WHAT TO WORK ON:
Quote all of the data that follows exactly as written, skipping the images.

DATA PROVIDED:
-------------------------
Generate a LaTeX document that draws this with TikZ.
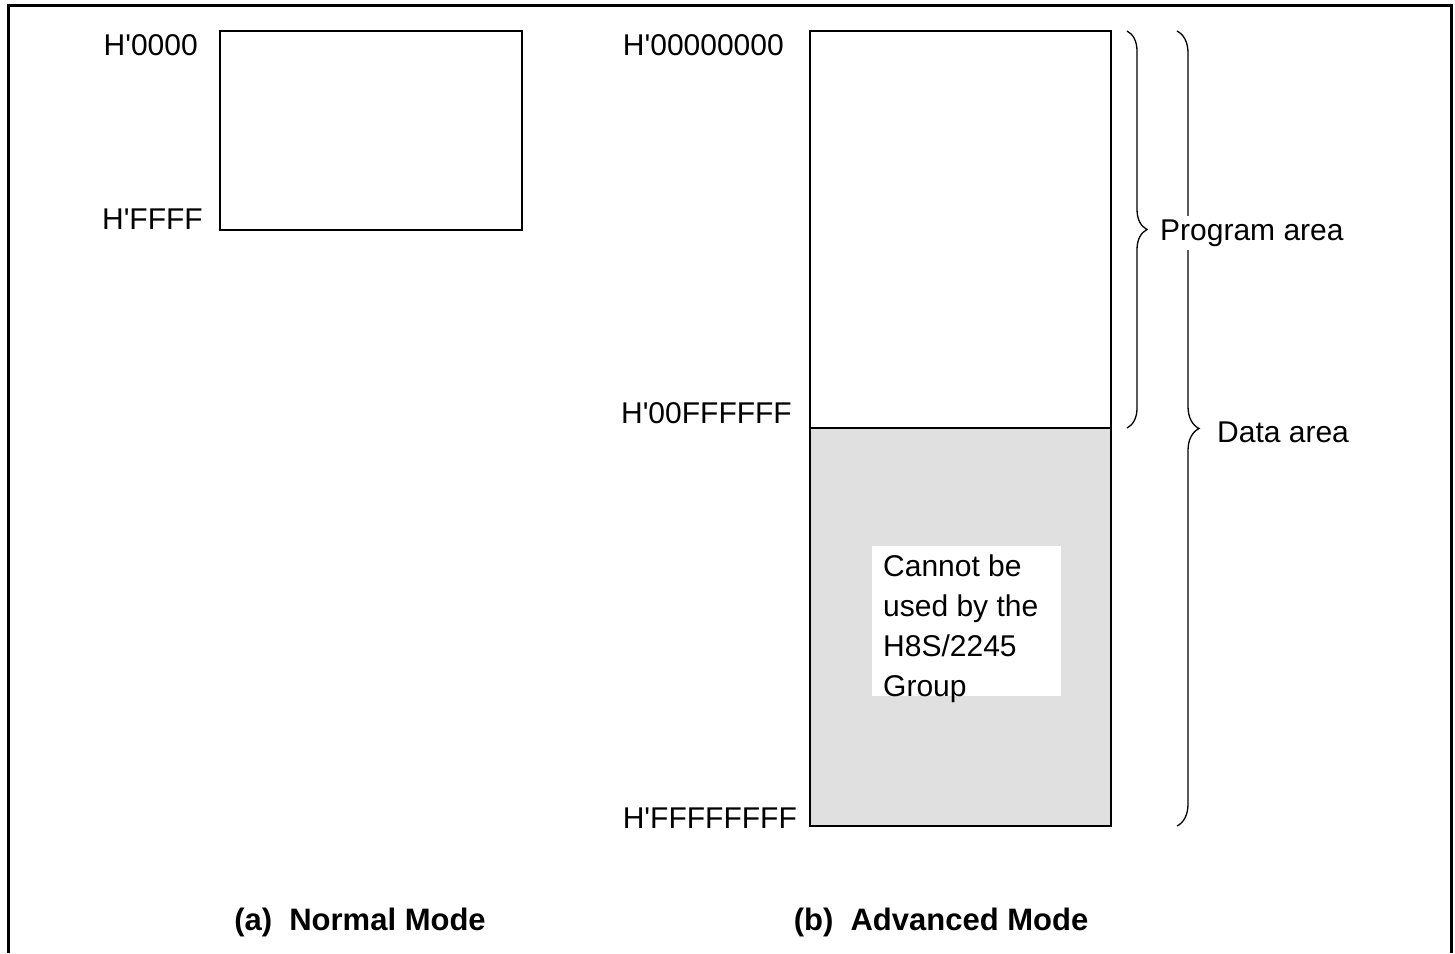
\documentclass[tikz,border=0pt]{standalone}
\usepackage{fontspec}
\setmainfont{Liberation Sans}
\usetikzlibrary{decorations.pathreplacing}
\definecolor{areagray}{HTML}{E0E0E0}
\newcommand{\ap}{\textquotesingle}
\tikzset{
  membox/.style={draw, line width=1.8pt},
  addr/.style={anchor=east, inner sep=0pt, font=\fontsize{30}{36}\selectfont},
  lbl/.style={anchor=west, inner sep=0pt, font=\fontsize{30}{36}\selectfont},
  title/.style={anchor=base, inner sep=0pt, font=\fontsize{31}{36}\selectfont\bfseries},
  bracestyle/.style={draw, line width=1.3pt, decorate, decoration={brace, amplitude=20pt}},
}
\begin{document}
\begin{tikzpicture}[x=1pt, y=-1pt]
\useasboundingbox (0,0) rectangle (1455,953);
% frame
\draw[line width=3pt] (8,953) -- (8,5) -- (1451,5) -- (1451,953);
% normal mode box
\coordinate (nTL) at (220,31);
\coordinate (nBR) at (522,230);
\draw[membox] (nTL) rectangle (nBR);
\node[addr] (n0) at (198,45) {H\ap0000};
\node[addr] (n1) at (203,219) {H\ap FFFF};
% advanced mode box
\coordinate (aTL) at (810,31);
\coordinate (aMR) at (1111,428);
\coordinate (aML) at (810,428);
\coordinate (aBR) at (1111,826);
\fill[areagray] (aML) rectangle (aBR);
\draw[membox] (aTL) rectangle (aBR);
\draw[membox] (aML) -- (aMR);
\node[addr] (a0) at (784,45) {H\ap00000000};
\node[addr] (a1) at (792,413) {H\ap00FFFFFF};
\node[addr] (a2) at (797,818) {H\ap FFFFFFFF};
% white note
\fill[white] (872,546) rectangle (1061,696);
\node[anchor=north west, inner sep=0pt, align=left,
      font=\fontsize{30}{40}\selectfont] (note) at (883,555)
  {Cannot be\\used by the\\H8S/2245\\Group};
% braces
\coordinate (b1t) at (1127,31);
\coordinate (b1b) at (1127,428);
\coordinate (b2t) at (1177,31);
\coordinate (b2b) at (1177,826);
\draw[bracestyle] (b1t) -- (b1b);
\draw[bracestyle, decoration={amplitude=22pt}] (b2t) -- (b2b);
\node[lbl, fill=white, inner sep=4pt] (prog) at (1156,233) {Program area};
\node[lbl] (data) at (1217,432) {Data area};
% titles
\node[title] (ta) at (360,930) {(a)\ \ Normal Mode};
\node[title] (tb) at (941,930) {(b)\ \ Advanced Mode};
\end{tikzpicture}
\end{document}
-------------------------
ANSWER IN FULL:
Generate a LaTeX document that draws this with TikZ.
\documentclass[tikz,border=0pt]{standalone}
\usepackage{fontspec}
\setmainfont{Liberation Sans}
\usetikzlibrary{decorations.pathreplacing}
\definecolor{areagray}{HTML}{E0E0E0}
\newcommand{\ap}{\textquotesingle}
\tikzset{
  membox/.style={draw, line width=1.8pt},
  addr/.style={anchor=east, inner sep=0pt, font=\fontsize{30}{36}\selectfont},
  lbl/.style={anchor=west, inner sep=0pt, font=\fontsize{30}{36}\selectfont},
  title/.style={anchor=base, inner sep=0pt, font=\fontsize{31}{36}\selectfont\bfseries},
  bracestyle/.style={draw, line width=1.3pt, decorate, decoration={brace, amplitude=20pt}},
}
\begin{document}
\begin{tikzpicture}[x=1pt, y=-1pt]
\useasboundingbox (0,0) rectangle (1455,953);
% frame
\draw[line width=3pt] (8,953) -- (8,5) -- (1451,5) -- (1451,953);
% normal mode box
\coordinate (nTL) at (220,31);
\coordinate (nBR) at (522,230);
\draw[membox] (nTL) rectangle (nBR);
\node[addr] (n0) at (198,45) {H\ap0000};
\node[addr] (n1) at (203,219) {H\ap FFFF};
% advanced mode box
\coordinate (aTL) at (810,31);
\coordinate (aMR) at (1111,428);
\coordinate (aML) at (810,428);
\coordinate (aBR) at (1111,826);
\fill[areagray] (aML) rectangle (aBR);
\draw[membox] (aTL) rectangle (aBR);
\draw[membox] (aML) -- (aMR);
\node[addr] (a0) at (784,45) {H\ap00000000};
\node[addr] (a1) at (792,413) {H\ap00FFFFFF};
\node[addr] (a2) at (797,818) {H\ap FFFFFFFF};
% white note
\fill[white] (872,546) rectangle (1061,696);
\node[anchor=north west, inner sep=0pt, align=left,
      font=\fontsize{30}{40}\selectfont] (note) at (883,555)
  {Cannot be\\used by the\\H8S/2245\\Group};
% braces
\coordinate (b1t) at (1127,31);
\coordinate (b1b) at (1127,428);
\coordinate (b2t) at (1177,31);
\coordinate (b2b) at (1177,826);
\draw[bracestyle] (b1t) -- (b1b);
\draw[bracestyle, decoration={amplitude=22pt}] (b2t) -- (b2b);
\node[lbl, fill=white, inner sep=4pt] (prog) at (1156,233) {Program area};
\node[lbl] (data) at (1217,432) {Data area};
% titles
\node[title] (ta) at (360,930) {(a)\ \ Normal Mode};
\node[title] (tb) at (941,930) {(b)\ \ Advanced Mode};
\end{tikzpicture}
\end{document}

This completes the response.